Les pré-Dreadnought ont été le cœur de nombreuses flottes durant leur âge d'or. Ils côtoyaient une grande variété de navires comme les croiseurs cuirassés qui n'étaient que des cuirassés légers, les croiseurs protégés et les frégates en bois ou en métal. Les cuirassés étaient menacés par les torpilleurs ; c'est durant cette période que les premiers destroyers furent lancés pour lutter contre cette menace et contre celle des premiers sous-marins[23].

L'âge des pré-Dreadnought permit à des puissances navales comme la France ou la Russie d'entrer en compétition avec l'imposante Royal Navy britannique, elle vit également l'émergence de nouvelles puissances navales comme l'Allemagne, le Japon ou les États-Unis.

Bien que les pré-Dreadnought furent mondialement adoptés, il n'y eut pas de confrontations entre eux avant l'extrême fin de leur période de domination. La guerre sino-japonaise en 1894-1895 influença le développement des pré-Dreadnought mais opposa des cuirassés chinois à des croiseurs japonais[24],[25]. La guerre hispano-américaine de 1898 opposa les pré-Dreadnought américains aux croiseurs espagnols. Il faudra attendre la guerre russo-japonaise de 1904-1905 pour voir une confrontation d'égal à égal. Il y eut trois batailles majeures : la victoire tactique russe lors de la bataille de Port-Arthur les 8 et 9 février 1904, l'indécise bataille de la mer Jaune le 10 août 1904 et le triomphe japonais lors de la bataille de Tsushima le 27 mai 1905.

La diplomatie de la canonnière était habituellement menée par des croiseurs ou par des navires encore plus petits. Une flottille britannique de trois croiseurs protégés et deux canonnières forcèrent la capitulation de Zanzibar en 1896 ; et tandis que les cuirassés participèrent à la flotte combinée des puissances occidentales durant la révolte des Boxers, la partie navale de la guerre fut menée par des canonnières, des destroyers ou des frégates[26].

HMS Formidable 1898
Le HMS Dominion (en) de la classe King Edward VII fut lancé en 1903.

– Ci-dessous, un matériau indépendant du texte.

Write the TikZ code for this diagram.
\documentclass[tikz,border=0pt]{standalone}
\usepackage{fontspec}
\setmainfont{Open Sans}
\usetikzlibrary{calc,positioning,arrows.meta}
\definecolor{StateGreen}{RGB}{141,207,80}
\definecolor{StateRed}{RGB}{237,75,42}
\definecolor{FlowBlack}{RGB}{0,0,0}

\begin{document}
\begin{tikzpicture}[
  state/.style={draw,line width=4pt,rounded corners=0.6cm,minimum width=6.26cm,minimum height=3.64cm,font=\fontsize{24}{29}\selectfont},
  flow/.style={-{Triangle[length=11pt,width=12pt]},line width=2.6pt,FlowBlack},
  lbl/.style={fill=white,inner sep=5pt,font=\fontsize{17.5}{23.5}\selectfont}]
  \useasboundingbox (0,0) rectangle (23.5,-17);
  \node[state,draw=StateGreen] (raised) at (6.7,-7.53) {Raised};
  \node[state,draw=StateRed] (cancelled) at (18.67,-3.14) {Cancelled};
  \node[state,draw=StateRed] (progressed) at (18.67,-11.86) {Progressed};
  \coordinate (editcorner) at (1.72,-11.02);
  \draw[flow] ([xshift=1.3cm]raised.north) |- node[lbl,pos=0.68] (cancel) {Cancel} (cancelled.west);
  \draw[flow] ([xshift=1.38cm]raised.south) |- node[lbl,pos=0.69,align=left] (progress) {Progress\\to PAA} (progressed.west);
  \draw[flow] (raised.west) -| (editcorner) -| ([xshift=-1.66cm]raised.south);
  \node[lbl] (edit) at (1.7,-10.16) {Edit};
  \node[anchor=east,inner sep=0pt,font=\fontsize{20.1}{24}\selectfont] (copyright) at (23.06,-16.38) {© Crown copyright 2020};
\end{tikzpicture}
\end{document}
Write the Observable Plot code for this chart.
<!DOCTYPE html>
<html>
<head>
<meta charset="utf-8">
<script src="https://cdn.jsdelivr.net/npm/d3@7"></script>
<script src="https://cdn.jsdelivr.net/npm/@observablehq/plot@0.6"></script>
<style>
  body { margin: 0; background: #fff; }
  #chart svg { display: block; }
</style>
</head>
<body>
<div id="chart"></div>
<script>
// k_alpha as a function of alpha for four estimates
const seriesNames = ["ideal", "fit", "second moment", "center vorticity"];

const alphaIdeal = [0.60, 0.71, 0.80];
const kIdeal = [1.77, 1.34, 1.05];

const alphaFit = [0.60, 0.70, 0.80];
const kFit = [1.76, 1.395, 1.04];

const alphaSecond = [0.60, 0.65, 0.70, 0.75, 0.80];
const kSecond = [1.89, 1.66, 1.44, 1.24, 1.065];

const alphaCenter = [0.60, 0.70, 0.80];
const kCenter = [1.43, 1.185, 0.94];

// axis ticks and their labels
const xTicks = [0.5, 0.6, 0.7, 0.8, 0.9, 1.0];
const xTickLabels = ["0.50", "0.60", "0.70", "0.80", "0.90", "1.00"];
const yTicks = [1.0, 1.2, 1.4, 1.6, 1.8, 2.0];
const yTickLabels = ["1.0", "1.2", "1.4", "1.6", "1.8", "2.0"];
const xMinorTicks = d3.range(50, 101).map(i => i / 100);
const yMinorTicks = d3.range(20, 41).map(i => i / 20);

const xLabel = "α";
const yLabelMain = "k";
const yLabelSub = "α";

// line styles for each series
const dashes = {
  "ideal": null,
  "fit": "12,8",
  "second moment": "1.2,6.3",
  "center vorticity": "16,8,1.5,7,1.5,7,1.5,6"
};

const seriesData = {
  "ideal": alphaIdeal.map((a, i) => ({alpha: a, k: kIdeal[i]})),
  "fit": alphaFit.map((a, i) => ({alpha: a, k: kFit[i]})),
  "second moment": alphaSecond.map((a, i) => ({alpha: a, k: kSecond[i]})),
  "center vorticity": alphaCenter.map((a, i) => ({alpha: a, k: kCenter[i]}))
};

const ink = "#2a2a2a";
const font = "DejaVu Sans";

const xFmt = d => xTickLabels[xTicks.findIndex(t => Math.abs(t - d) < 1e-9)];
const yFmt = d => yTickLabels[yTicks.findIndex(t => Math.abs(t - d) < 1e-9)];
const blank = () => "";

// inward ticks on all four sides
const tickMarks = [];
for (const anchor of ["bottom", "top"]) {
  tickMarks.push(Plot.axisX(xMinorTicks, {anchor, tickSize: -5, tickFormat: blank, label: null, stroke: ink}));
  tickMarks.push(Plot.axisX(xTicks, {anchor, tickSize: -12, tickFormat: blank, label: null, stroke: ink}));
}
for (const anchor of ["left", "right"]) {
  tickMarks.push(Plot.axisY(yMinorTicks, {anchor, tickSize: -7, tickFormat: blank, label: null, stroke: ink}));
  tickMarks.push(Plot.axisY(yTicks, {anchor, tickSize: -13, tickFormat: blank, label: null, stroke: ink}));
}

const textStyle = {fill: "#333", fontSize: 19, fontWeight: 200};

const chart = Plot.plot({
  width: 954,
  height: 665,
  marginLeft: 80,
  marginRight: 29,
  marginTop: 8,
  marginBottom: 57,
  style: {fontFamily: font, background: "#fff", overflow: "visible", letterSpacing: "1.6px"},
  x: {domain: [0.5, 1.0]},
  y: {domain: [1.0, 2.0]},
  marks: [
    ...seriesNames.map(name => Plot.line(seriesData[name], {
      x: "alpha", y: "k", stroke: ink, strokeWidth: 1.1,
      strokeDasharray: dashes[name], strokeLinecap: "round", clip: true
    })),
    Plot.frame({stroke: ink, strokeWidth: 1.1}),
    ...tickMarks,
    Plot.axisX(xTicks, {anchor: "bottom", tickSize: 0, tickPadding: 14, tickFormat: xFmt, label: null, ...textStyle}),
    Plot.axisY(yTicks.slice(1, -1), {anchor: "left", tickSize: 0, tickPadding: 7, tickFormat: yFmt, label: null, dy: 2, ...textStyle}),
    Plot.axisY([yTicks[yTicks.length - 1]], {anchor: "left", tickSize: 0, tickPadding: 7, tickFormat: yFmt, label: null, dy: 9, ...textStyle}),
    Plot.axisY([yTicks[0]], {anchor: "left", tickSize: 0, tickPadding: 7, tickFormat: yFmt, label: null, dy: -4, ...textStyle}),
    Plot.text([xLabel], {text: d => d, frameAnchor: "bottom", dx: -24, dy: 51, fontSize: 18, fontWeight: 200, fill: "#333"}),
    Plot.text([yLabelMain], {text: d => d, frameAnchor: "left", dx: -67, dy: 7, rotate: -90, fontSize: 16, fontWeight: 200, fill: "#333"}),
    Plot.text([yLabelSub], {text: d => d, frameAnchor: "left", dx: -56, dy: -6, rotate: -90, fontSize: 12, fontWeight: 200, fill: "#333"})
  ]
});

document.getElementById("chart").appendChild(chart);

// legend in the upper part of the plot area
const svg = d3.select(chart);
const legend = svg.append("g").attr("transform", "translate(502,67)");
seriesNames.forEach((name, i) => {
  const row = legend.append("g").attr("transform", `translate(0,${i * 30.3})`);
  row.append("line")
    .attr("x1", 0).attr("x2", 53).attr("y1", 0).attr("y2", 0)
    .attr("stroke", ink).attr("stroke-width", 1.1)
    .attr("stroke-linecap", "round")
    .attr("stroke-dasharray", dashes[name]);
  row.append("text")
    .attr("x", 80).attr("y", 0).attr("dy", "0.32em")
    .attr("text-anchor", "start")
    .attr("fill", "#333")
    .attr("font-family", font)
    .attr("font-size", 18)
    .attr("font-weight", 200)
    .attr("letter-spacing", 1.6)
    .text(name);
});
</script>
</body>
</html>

Les flottes européennes demeurèrent les plus importantes du monde durant la période des pré-Dreadnought. La Royal Navy restait la flotte la plus puissante du monde même si l'accroissement des autres flottes européennes menaçait sa suprématie.

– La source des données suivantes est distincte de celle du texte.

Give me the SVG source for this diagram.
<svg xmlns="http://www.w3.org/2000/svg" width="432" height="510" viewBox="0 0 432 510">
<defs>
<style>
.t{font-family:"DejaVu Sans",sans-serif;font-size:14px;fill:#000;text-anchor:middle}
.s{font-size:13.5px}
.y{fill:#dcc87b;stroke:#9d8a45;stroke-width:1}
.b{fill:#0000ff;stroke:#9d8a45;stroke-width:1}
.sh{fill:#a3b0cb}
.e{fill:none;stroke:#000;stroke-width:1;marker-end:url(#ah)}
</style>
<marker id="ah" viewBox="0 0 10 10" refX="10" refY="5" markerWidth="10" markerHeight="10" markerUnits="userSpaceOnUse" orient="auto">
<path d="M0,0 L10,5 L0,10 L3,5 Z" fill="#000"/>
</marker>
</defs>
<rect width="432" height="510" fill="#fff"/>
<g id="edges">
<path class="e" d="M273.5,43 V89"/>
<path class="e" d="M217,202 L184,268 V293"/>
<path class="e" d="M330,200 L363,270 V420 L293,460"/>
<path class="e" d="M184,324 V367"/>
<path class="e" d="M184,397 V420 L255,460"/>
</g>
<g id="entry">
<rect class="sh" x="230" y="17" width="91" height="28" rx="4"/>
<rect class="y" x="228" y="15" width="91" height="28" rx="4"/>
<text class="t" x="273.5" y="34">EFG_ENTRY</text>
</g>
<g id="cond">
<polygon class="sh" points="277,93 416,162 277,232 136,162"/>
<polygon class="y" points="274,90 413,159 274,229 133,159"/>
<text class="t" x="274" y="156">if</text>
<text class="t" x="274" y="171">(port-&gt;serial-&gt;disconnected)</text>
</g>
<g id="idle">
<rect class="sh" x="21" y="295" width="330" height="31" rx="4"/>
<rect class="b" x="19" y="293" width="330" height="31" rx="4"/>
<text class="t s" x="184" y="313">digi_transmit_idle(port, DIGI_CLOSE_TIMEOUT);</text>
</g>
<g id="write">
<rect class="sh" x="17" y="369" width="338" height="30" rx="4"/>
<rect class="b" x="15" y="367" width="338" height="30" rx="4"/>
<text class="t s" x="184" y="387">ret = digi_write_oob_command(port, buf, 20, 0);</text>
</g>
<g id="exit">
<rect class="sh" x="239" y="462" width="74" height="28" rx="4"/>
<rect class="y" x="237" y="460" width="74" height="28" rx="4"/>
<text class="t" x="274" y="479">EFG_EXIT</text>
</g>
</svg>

En 1889, le Royaume-Uni avait adopté le « standard des deux puissances » selon laquelle il devait posséder autant de navires que les deux plus grandes autres flottes combinées ; à cette époque, ces deux puissances étaient la France et la Russie qui s'allièrent en 1890[27]. Les classes Royal Sovereign et Majestic furent suivies par un programme de construction plus lent dans les années qui suivirent. Les classes Canopus, Formidable, Duncan et Lord Nelson se succédèrent rapidement entre 1897 et 1905[28]. En comptant deux navires commandés par le Chili mais réquisitionnés par la Grande-Bretagne, la Royal Navy avait en 1904, 39 pré-Dreadnought en service ou en construction. Deux douzaines d'autres cuirassés plus anciens restaient en service. La dernière classe de pré-Dreadnought, la classe Lord Nelson fut lancée après la construction du HMS Dreadnought.

Dessin du Brennus en 1896
Le cuirassé français Justice de classe Liberté à pleine vitesse en 1913

La France, traditionnelle rivale de la Grande-Bretagne, avait fait une pause dans la construction navale durant les années 1880 sous l'influence de la Jeune École qui privilégiait les torpilleurs aux cuirassés. Cette doctrine perdit en influence et le premier cuirassé français, le Brennus, fut lancé en 1889. Celui-ci et les navires qui suivirent étaient uniques en opposition aux classes britanniques ; ils comportaient également une disposition particulière de canons lourds. Le Brennus et les navires qui suivirent utilisaient deux canons de 305 mm et deux canons de 275 mm en tourelles simples. La classe Charlemagne lancée en 1894-1896 fut la première à adopter la disposition en quatre canons lourds de 305 mm. La Jeune École conserva une grande influence sur la stratégie navale française et à la fin du XIXe siècle, la France avait abandonné la compétition numérique avec le Royaume-Uni[29]. C'est la France qui souffrit le plus de la révolution du HMS Dreadnought car quatre navires de la classe Liberté étaient encore en construction lors de l'arrivée du HMS Dreadnought et six cuirassés de la classe Danton ne furent lancés qu'en 1909.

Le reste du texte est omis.